Dataset extract:

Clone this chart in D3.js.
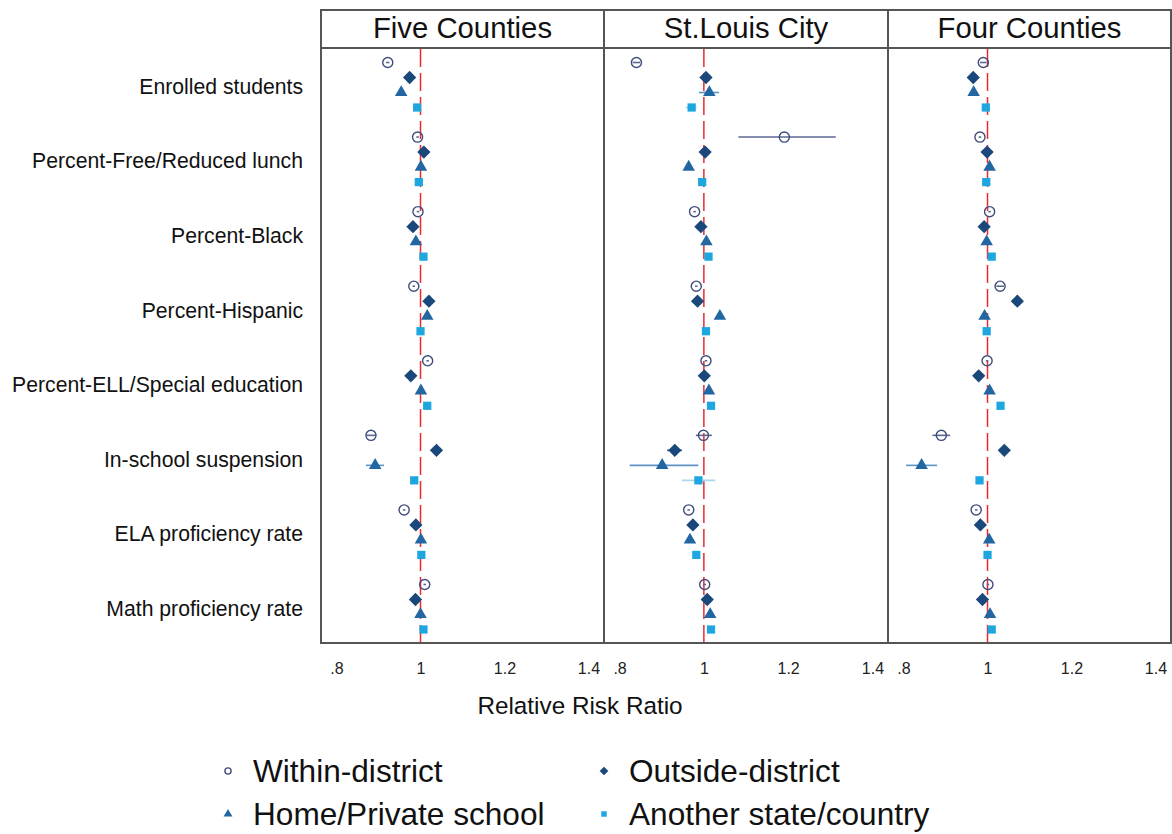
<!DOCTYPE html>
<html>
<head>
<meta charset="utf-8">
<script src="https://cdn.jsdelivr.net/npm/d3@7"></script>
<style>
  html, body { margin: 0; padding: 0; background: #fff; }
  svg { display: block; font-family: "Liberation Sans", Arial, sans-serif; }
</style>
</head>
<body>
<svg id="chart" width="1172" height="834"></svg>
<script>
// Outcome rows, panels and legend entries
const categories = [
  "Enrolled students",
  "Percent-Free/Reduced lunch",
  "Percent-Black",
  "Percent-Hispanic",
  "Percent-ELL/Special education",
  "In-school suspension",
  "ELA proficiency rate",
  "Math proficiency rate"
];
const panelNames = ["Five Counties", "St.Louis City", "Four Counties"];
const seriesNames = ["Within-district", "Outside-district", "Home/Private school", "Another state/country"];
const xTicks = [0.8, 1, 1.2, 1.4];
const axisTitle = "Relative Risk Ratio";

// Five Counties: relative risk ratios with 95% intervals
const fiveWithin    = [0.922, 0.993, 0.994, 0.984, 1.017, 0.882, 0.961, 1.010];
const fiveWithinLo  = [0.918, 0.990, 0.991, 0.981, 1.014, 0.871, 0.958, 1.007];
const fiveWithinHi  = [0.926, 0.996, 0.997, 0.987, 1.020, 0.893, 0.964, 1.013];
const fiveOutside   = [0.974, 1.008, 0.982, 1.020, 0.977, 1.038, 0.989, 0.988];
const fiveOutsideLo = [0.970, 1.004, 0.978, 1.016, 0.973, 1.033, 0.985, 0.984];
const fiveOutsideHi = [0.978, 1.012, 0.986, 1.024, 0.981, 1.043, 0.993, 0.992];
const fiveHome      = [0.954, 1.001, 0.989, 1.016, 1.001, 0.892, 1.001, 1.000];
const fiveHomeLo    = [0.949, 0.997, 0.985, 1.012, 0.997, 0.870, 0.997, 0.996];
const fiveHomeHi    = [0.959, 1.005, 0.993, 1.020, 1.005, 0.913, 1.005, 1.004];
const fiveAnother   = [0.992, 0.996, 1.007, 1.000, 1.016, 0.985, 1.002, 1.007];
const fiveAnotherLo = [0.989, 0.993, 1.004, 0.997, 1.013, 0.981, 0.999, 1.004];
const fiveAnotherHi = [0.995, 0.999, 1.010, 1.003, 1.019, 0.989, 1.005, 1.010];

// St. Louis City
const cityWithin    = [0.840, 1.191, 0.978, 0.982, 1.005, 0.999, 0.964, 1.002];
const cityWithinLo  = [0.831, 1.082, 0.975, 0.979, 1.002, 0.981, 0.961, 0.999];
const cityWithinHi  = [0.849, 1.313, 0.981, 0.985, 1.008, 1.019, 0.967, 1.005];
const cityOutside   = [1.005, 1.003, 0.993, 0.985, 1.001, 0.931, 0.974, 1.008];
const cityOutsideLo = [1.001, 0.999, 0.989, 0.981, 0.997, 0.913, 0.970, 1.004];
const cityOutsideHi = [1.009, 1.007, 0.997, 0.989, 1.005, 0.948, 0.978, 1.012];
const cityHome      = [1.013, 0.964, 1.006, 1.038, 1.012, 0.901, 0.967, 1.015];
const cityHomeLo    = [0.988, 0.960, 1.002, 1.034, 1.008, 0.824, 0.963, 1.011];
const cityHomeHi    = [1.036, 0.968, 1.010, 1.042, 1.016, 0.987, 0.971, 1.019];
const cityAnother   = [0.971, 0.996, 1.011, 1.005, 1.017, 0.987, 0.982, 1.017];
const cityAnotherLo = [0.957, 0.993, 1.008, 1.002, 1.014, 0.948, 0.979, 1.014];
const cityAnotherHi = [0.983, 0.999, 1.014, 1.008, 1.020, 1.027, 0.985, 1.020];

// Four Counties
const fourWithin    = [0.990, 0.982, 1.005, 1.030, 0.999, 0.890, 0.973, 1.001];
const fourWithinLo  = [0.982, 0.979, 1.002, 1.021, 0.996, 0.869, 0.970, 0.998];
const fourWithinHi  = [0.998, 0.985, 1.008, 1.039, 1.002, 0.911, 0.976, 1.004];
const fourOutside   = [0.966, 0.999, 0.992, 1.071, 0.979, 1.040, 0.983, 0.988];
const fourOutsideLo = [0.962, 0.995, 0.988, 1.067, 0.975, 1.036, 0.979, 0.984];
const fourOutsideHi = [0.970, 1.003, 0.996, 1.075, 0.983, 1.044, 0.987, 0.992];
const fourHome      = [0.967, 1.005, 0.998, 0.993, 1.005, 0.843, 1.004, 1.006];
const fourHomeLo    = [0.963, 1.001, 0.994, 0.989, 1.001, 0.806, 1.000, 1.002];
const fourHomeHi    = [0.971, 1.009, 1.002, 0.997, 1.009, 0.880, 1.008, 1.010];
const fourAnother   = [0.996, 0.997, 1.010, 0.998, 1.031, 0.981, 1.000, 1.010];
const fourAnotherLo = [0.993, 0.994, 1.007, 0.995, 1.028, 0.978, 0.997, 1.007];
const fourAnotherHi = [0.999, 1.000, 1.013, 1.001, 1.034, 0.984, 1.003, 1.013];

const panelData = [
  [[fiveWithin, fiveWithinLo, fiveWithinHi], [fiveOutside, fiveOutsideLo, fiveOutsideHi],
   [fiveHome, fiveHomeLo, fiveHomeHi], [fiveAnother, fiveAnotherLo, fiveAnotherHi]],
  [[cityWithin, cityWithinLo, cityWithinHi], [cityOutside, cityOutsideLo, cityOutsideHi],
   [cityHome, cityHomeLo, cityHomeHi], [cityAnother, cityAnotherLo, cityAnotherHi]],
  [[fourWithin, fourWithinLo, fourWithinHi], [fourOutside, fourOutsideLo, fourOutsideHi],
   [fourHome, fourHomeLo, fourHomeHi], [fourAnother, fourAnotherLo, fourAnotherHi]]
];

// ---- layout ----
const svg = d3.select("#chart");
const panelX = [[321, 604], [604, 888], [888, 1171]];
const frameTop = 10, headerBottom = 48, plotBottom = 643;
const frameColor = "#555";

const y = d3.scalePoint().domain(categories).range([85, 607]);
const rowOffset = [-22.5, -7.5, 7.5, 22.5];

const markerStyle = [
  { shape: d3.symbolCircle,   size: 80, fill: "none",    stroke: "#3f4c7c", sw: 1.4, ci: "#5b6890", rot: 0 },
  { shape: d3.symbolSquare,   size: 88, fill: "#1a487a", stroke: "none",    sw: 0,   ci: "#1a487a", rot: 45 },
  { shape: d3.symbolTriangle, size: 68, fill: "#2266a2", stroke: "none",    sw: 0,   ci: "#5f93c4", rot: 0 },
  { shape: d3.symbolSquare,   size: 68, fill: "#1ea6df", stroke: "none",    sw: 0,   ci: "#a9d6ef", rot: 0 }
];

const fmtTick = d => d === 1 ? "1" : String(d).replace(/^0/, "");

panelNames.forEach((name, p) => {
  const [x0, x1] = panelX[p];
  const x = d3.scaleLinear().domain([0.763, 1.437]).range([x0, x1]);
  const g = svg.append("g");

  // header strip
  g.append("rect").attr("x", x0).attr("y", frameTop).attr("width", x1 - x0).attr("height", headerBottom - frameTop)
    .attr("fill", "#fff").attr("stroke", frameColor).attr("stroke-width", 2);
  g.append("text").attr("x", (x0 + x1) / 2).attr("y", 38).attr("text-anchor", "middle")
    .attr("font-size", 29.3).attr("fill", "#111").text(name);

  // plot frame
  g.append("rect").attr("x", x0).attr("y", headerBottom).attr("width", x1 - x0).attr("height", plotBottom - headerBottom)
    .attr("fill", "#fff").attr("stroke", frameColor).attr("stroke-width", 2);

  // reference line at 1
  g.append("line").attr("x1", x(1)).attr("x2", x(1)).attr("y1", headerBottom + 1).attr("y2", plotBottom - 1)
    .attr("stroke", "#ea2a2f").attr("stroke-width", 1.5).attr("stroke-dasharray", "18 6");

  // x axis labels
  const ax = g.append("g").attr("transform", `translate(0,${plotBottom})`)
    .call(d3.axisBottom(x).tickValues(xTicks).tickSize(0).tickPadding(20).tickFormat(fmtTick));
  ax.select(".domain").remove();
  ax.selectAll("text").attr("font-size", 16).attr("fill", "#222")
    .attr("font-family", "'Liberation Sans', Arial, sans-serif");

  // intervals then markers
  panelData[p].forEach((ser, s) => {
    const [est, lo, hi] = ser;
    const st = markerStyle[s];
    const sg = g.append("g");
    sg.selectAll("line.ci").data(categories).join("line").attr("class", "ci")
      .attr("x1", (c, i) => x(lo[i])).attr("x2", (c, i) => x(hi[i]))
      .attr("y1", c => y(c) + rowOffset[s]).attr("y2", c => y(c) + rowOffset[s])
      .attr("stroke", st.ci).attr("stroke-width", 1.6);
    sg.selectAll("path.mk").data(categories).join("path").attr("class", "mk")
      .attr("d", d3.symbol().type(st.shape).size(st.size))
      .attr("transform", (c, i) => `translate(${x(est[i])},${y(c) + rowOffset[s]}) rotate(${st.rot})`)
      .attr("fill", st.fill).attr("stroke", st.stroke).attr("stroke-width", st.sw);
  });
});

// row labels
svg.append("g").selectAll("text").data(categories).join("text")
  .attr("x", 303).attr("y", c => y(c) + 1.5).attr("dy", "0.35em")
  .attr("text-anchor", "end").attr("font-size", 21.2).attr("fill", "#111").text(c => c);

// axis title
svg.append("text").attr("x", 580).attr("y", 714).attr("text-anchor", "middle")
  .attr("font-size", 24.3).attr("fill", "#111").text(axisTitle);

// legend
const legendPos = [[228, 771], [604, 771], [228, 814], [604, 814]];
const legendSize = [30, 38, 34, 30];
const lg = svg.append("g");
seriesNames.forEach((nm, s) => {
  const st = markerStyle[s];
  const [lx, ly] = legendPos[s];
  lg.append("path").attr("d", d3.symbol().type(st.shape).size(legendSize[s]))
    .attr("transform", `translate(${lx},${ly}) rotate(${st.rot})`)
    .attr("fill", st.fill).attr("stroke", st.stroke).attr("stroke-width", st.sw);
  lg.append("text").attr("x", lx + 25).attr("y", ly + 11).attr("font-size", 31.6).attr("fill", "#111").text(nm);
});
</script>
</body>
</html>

Work required:
In the data above, please extract the lines from the first one through the line with "0.989, 1.005, 1.010];", exactly, and keep pictures out.

The result:
Clone this chart in D3.js.
<!DOCTYPE html>
<html>
<head>
<meta charset="utf-8">
<script src="https://cdn.jsdelivr.net/npm/d3@7"></script>
<style>
  html, body { margin: 0; padding: 0; background: #fff; }
  svg { display: block; font-family: "Liberation Sans", Arial, sans-serif; }
</style>
</head>
<body>
<svg id="chart" width="1172" height="834"></svg>
<script>
// Outcome rows, panels and legend entries
const categories = [
  "Enrolled students",
  "Percent-Free/Reduced lunch",
  "Percent-Black",
  "Percent-Hispanic",
  "Percent-ELL/Special education",
  "In-school suspension",
  "ELA proficiency rate",
  "Math proficiency rate"
];
const panelNames = ["Five Counties", "St.Louis City", "Four Counties"];
const seriesNames = ["Within-district", "Outside-district", "Home/Private school", "Another state/country"];
const xTicks = [0.8, 1, 1.2, 1.4];
const axisTitle = "Relative Risk Ratio";

// Five Counties: relative risk ratios with 95% intervals
const fiveWithin    = [0.922, 0.993, 0.994, 0.984, 1.017, 0.882, 0.961, 1.010];
const fiveWithinLo  = [0.918, 0.990, 0.991, 0.981, 1.014, 0.871, 0.958, 1.007];
const fiveWithinHi  = [0.926, 0.996, 0.997, 0.987, 1.020, 0.893, 0.964, 1.013];
const fiveOutside   = [0.974, 1.008, 0.982, 1.020, 0.977, 1.038, 0.989, 0.988];
const fiveOutsideLo = [0.970, 1.004, 0.978, 1.016, 0.973, 1.033, 0.985, 0.984];
const fiveOutsideHi = [0.978, 1.012, 0.986, 1.024, 0.981, 1.043, 0.993, 0.992];
const fiveHome      = [0.954, 1.001, 0.989, 1.016, 1.001, 0.892, 1.001, 1.000];
const fiveHomeLo    = [0.949, 0.997, 0.985, 1.012, 0.997, 0.870, 0.997, 0.996];
const fiveHomeHi    = [0.959, 1.005, 0.993, 1.020, 1.005, 0.913, 1.005, 1.004];
const fiveAnother   = [0.992, 0.996, 1.007, 1.000, 1.016, 0.985, 1.002, 1.007];
const fiveAnotherLo = [0.989, 0.993, 1.004, 0.997, 1.013, 0.981, 0.999, 1.004];
const fiveAnotherHi = [0.995, 0.999, 1.010, 1.003, 1.019, 0.989, 1.005, 1.010];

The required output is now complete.